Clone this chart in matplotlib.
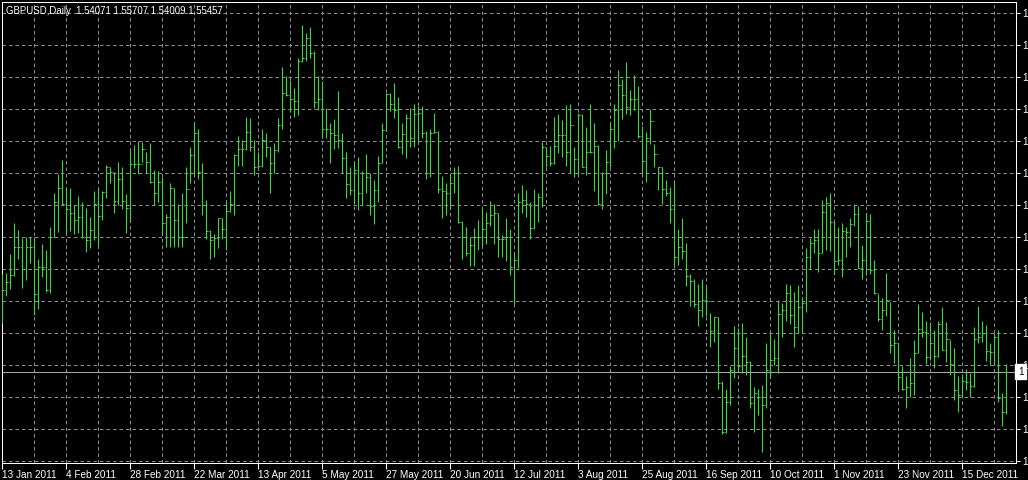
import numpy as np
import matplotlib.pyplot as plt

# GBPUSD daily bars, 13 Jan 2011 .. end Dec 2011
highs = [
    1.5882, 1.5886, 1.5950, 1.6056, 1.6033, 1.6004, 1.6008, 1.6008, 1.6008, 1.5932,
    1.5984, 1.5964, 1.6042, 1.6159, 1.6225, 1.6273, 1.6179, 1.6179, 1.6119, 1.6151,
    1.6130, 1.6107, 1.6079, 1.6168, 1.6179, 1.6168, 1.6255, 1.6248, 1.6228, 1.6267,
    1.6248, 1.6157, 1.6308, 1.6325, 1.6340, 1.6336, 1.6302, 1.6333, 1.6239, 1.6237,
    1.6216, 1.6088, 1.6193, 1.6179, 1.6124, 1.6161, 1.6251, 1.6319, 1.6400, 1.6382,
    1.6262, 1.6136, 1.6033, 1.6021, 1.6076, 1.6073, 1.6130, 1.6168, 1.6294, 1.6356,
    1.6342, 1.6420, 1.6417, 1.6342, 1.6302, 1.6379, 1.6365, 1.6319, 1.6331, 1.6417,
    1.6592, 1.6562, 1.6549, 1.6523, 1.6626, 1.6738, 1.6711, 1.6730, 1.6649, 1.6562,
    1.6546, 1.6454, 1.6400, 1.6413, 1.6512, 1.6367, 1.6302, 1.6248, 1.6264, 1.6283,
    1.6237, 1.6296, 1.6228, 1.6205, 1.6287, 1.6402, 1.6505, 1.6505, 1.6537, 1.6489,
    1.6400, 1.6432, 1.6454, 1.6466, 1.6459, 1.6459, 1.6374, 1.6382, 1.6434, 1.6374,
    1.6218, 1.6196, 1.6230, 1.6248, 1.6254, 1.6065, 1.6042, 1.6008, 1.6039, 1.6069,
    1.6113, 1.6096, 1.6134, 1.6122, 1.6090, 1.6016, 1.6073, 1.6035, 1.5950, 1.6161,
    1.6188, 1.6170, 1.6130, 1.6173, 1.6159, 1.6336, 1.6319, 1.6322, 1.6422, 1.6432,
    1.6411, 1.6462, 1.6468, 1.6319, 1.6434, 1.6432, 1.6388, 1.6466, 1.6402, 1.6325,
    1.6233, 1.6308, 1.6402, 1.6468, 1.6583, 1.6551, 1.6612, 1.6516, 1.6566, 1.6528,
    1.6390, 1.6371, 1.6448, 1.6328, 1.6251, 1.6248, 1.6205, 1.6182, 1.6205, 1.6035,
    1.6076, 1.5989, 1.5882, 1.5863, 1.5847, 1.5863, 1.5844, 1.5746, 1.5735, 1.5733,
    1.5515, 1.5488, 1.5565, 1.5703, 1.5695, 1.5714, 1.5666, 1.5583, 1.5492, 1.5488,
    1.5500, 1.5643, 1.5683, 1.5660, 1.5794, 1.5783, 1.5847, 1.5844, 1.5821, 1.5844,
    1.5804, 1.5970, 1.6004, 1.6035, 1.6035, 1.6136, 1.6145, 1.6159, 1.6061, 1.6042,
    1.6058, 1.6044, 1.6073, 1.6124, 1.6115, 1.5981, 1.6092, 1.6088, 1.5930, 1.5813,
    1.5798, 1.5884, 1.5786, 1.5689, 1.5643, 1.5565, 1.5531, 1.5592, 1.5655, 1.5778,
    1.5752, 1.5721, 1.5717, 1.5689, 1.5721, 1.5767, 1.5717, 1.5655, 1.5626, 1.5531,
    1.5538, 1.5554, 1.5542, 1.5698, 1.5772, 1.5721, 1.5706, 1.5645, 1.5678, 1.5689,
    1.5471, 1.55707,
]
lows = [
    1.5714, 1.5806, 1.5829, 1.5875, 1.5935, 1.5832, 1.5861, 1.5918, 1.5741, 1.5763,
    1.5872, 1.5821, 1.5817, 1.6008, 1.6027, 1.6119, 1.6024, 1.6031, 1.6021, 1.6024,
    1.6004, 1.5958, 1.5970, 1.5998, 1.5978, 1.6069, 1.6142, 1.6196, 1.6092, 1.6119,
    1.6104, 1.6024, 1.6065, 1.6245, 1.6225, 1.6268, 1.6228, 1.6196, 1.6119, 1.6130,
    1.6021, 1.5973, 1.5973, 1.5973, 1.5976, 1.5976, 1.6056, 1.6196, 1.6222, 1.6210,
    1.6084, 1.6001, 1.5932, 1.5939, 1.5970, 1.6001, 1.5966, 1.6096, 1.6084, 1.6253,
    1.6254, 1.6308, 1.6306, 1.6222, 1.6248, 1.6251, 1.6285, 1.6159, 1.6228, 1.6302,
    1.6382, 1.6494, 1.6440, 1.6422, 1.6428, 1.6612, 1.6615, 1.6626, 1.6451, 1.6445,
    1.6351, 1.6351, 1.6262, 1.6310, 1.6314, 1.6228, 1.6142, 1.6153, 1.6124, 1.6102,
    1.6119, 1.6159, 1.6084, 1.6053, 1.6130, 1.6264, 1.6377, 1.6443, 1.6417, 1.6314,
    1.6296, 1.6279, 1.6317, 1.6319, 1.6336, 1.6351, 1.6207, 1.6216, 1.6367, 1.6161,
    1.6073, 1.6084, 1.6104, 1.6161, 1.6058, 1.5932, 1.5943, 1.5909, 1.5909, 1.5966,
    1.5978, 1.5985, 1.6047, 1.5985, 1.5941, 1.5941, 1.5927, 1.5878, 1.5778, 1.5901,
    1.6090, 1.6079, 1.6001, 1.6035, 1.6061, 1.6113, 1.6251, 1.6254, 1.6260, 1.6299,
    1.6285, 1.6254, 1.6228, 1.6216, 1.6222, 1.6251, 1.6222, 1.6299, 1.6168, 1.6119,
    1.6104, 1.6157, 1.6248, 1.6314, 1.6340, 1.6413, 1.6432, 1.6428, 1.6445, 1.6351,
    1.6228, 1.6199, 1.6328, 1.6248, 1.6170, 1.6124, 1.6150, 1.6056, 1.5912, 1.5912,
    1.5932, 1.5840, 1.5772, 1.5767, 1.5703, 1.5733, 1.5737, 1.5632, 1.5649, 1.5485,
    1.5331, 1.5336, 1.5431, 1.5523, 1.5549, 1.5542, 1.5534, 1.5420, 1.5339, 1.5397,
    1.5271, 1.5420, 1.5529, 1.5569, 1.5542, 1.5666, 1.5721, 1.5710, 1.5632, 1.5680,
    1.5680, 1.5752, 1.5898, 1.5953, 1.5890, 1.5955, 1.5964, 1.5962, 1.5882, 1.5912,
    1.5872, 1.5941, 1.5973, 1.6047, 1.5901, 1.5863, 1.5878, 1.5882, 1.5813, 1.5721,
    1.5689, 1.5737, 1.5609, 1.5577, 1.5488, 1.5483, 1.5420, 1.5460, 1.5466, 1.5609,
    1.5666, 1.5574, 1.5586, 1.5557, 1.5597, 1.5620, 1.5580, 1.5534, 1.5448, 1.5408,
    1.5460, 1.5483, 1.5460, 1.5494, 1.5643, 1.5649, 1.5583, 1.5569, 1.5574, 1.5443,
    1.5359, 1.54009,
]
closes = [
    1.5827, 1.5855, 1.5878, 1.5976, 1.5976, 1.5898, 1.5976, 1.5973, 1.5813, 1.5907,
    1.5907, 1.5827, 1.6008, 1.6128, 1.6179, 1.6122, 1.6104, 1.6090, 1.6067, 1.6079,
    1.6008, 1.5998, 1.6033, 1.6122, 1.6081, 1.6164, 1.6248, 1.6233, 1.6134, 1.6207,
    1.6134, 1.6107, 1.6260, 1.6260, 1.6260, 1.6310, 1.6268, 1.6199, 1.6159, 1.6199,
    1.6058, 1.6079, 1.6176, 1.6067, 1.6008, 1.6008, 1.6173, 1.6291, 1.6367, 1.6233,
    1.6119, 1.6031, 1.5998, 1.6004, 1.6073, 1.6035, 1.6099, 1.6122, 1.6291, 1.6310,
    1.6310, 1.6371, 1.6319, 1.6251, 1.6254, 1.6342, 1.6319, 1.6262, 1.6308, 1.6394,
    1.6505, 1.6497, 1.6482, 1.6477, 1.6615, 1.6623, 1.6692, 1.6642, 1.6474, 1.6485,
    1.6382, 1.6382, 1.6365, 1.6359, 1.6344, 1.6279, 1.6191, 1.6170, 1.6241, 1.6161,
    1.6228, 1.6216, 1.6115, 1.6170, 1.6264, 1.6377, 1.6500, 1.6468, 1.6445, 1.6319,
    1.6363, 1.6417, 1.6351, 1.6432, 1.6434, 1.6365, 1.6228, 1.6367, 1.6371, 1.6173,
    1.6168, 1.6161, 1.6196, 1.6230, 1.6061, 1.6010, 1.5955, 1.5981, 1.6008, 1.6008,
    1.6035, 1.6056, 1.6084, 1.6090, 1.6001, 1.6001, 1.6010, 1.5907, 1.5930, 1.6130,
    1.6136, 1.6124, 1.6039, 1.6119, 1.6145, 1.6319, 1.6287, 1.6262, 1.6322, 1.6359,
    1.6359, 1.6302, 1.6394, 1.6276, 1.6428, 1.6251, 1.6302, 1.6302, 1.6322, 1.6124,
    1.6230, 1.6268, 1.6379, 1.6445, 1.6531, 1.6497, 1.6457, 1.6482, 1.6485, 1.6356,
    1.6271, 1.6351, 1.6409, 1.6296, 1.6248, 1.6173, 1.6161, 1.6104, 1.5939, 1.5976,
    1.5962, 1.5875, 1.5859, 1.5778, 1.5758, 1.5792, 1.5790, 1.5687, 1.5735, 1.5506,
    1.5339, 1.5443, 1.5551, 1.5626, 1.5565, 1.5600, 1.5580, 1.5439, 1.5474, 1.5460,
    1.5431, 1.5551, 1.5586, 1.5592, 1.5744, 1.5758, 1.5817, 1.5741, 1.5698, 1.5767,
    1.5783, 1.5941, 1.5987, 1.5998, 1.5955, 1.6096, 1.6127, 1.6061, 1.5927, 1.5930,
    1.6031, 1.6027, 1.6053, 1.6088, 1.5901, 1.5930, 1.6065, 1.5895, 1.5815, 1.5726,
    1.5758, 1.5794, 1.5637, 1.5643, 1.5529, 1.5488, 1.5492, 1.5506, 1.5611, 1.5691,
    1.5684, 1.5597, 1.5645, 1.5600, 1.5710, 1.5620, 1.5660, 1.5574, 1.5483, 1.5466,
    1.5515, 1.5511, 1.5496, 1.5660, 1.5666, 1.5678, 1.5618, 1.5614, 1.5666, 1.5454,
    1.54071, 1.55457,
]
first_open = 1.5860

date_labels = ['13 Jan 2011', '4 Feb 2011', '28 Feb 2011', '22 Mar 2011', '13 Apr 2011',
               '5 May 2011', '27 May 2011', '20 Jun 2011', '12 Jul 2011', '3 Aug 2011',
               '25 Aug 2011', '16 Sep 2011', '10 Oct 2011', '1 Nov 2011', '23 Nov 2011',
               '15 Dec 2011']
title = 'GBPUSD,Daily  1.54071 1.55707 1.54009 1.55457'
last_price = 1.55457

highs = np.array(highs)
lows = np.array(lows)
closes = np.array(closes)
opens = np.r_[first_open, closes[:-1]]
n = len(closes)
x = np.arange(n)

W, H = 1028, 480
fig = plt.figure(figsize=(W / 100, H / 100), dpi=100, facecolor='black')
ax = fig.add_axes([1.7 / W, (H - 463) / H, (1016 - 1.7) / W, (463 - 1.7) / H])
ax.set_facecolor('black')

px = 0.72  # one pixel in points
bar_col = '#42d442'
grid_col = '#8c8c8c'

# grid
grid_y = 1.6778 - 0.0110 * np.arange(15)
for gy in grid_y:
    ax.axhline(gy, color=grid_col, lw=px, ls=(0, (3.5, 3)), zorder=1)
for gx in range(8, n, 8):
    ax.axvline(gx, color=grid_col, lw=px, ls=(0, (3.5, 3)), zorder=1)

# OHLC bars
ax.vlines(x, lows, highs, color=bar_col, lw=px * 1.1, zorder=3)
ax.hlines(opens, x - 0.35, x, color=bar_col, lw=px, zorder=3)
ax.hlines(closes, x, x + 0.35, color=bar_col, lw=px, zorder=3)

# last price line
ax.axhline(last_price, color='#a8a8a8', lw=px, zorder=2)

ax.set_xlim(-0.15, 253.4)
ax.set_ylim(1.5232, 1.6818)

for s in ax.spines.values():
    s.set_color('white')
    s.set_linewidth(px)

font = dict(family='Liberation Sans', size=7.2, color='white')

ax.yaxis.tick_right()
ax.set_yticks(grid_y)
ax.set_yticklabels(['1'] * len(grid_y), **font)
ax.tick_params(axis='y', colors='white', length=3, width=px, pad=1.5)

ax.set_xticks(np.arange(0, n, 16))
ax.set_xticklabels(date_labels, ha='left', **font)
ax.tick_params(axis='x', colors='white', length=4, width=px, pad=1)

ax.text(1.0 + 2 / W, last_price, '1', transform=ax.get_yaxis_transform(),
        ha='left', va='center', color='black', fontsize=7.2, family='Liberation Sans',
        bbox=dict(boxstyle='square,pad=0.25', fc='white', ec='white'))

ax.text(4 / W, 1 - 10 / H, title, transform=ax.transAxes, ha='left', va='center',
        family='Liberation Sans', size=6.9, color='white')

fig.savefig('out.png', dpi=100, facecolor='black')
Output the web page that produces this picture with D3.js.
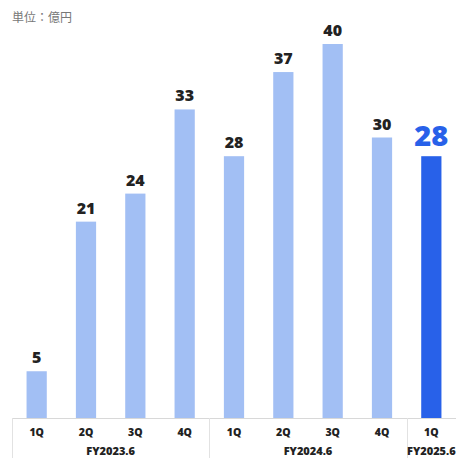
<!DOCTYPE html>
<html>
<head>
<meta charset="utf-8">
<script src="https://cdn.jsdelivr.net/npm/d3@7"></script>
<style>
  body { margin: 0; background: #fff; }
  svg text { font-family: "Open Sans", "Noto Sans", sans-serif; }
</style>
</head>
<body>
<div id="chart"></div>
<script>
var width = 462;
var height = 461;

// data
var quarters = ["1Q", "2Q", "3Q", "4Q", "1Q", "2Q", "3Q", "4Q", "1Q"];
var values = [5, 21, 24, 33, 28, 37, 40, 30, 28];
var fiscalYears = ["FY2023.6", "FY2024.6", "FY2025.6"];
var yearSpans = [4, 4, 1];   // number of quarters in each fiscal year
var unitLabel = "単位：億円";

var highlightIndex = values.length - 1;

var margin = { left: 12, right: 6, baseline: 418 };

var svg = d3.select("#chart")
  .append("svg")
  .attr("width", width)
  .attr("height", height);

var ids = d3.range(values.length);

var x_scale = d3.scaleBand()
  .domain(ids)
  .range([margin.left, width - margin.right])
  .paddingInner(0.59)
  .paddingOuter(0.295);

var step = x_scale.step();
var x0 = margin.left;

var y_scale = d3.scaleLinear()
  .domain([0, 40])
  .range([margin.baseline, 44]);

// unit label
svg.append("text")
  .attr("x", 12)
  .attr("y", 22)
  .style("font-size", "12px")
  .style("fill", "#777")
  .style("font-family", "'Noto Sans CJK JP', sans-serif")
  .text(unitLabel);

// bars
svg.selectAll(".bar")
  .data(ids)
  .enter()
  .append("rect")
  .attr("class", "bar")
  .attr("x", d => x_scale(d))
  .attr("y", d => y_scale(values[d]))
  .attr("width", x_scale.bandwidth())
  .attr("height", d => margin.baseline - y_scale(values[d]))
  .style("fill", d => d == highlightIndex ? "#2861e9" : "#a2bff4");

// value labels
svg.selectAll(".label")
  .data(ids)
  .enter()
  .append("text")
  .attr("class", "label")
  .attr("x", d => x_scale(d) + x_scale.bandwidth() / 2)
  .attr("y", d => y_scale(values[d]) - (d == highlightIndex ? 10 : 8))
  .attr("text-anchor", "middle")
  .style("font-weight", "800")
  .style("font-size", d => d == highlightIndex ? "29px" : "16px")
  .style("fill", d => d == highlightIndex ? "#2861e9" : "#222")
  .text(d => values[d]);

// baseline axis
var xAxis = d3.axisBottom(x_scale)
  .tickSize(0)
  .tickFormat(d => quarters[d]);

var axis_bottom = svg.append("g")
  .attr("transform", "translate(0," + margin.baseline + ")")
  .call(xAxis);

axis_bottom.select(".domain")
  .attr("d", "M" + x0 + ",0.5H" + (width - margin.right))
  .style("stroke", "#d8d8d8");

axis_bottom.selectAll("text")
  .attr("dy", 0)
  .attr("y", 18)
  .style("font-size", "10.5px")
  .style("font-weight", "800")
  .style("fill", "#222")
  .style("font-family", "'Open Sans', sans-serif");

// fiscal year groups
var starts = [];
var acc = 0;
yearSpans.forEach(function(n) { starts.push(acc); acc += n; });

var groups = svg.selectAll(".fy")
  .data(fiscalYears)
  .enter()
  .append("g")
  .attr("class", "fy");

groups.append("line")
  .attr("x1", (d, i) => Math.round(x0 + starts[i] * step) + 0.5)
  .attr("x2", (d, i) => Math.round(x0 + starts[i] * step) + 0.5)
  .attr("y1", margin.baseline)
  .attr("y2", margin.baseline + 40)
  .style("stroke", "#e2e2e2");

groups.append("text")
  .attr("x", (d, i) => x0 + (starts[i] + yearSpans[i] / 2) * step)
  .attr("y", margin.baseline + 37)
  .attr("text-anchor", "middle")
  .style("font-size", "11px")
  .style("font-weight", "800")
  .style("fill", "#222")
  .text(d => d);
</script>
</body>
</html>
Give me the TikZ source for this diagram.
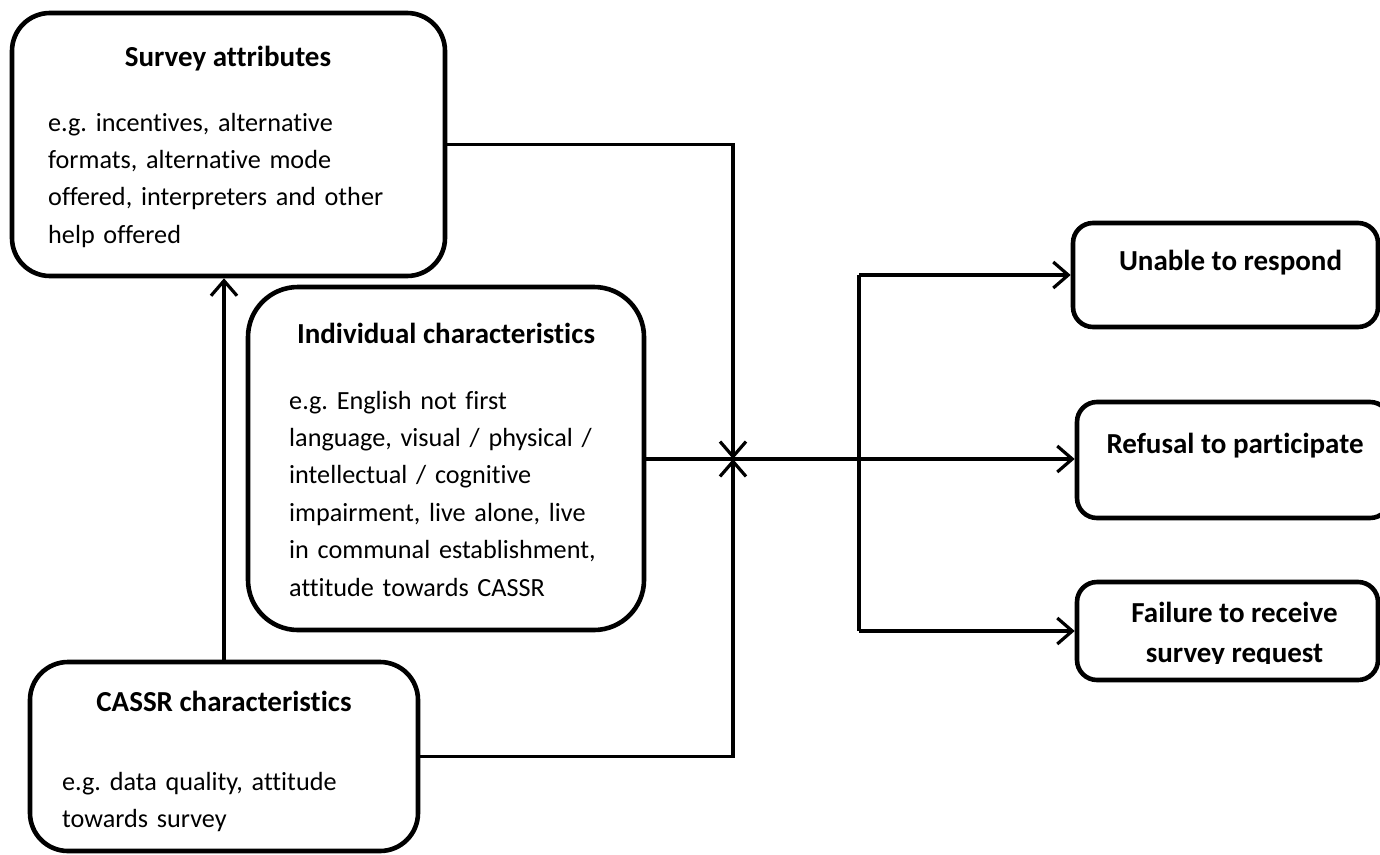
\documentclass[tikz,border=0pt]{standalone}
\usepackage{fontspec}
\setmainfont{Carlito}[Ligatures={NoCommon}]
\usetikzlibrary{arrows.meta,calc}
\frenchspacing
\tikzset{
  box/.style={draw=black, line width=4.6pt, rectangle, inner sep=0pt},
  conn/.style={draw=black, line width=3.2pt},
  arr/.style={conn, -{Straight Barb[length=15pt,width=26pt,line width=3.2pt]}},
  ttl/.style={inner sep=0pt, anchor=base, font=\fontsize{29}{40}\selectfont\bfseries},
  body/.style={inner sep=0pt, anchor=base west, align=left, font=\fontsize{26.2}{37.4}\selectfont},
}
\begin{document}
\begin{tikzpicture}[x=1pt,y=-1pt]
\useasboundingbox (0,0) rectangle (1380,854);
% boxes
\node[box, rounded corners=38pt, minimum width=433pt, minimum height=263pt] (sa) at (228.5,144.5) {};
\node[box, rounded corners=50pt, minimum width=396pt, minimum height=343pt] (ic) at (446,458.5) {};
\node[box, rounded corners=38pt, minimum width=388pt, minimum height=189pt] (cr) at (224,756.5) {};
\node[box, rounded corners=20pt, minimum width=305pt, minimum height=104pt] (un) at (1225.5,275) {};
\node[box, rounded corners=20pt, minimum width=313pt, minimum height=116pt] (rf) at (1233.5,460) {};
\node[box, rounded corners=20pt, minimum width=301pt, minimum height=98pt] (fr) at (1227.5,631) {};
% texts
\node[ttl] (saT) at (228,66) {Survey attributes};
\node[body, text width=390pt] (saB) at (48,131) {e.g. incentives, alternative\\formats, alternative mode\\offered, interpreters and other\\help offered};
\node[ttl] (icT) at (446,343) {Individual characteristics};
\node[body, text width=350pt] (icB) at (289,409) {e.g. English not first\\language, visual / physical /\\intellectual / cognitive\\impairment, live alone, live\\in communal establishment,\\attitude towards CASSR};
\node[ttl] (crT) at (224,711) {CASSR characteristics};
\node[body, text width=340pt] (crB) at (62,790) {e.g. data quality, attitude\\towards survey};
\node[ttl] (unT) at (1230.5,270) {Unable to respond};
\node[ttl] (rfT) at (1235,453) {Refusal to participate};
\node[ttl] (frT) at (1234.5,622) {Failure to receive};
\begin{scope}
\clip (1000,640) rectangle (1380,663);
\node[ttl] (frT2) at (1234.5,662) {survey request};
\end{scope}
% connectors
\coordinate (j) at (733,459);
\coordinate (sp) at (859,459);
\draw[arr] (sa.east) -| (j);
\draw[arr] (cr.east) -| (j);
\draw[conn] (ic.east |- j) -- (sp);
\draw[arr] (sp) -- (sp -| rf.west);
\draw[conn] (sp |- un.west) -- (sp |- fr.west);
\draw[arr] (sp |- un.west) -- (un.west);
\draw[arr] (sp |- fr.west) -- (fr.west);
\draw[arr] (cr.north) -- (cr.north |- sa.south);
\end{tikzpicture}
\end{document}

**OBJECTIVE:** Starting at the first line of the entries, restate word for word everything through the line that holds "import matplotlib.pyplot as plt", both ends included, but omit any pictures.

**FINISHED ANSWER:**
Clone this chart in matplotlib.
import numpy as np
import matplotlib.pyplot as plt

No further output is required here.